Exercise: Take every line from the first down to the line with "hbr_hi = [0.0222, 0.0224, 0.0262, 0.0306]" and set it down exactly, without the pictures.
/---
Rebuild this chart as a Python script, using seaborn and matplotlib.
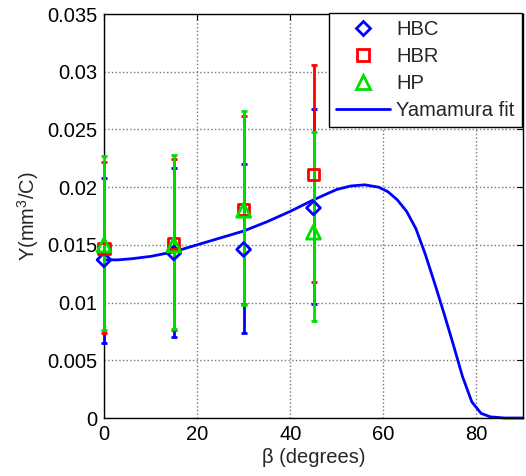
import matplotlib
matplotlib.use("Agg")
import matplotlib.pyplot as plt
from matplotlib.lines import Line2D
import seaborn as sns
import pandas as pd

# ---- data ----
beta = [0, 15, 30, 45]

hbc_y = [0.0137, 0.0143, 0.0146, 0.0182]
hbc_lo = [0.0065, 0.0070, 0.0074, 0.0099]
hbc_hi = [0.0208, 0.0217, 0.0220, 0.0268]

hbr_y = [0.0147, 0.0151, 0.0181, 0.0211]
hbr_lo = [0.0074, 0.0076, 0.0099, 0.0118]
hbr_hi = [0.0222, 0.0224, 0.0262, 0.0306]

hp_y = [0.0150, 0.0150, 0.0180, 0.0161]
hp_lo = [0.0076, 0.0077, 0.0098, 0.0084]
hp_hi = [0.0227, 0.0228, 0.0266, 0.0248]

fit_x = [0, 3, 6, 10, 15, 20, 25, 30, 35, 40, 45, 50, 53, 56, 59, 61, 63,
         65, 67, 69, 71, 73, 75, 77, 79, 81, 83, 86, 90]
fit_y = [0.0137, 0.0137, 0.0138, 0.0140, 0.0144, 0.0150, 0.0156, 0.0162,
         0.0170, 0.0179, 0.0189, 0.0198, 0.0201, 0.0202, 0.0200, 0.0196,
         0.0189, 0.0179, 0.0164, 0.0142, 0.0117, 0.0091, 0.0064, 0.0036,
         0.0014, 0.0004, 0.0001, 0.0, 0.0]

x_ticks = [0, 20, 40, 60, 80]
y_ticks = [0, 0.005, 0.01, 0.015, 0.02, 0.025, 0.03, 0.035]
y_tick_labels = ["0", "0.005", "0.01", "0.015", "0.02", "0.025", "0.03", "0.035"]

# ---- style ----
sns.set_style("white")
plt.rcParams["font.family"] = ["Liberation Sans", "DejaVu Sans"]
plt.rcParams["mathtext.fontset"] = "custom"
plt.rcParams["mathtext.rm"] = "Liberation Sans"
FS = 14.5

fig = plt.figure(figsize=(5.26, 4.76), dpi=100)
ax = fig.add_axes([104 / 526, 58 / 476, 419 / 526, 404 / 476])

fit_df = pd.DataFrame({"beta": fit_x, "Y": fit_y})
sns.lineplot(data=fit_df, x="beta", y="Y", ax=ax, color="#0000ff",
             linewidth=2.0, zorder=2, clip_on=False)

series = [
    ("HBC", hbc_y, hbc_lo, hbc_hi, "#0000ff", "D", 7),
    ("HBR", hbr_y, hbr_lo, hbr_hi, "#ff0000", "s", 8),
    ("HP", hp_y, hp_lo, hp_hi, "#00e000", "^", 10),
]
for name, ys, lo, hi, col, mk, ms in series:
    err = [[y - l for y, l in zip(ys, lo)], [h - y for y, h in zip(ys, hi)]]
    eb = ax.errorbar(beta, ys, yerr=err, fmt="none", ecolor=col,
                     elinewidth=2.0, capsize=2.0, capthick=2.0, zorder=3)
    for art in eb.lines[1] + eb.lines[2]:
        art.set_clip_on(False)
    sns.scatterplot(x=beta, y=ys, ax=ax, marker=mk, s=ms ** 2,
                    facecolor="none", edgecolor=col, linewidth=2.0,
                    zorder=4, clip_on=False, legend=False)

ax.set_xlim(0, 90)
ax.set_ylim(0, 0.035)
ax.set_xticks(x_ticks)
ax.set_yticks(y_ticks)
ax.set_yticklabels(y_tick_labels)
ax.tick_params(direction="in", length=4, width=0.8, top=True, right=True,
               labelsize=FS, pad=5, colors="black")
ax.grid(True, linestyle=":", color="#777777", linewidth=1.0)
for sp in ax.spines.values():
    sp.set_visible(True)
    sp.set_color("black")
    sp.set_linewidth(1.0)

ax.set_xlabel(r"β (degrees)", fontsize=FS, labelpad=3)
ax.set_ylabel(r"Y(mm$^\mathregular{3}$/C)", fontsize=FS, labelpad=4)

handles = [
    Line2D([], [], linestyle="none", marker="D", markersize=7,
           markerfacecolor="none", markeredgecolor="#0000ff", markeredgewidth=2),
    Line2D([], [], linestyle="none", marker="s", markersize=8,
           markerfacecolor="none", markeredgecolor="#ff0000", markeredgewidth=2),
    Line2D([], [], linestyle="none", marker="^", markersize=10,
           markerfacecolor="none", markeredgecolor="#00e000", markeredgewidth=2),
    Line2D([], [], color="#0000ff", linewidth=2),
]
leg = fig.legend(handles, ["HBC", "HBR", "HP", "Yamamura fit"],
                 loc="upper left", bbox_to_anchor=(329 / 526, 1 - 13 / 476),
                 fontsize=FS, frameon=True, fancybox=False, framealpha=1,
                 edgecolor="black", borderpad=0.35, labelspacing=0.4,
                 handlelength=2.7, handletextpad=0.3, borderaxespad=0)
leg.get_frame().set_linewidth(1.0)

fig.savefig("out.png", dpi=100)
\---
Output for this task:
Rebuild this chart as a Python script, using seaborn and matplotlib.
import matplotlib
matplotlib.use("Agg")
import matplotlib.pyplot as plt
from matplotlib.lines import Line2D
import seaborn as sns
import pandas as pd

# ---- data ----
beta = [0, 15, 30, 45]

hbc_y = [0.0137, 0.0143, 0.0146, 0.0182]
hbc_lo = [0.0065, 0.0070, 0.0074, 0.0099]
hbc_hi = [0.0208, 0.0217, 0.0220, 0.0268]

hbr_y = [0.0147, 0.0151, 0.0181, 0.0211]
hbr_lo = [0.0074, 0.0076, 0.0099, 0.0118]
hbr_hi = [0.0222, 0.0224, 0.0262, 0.0306]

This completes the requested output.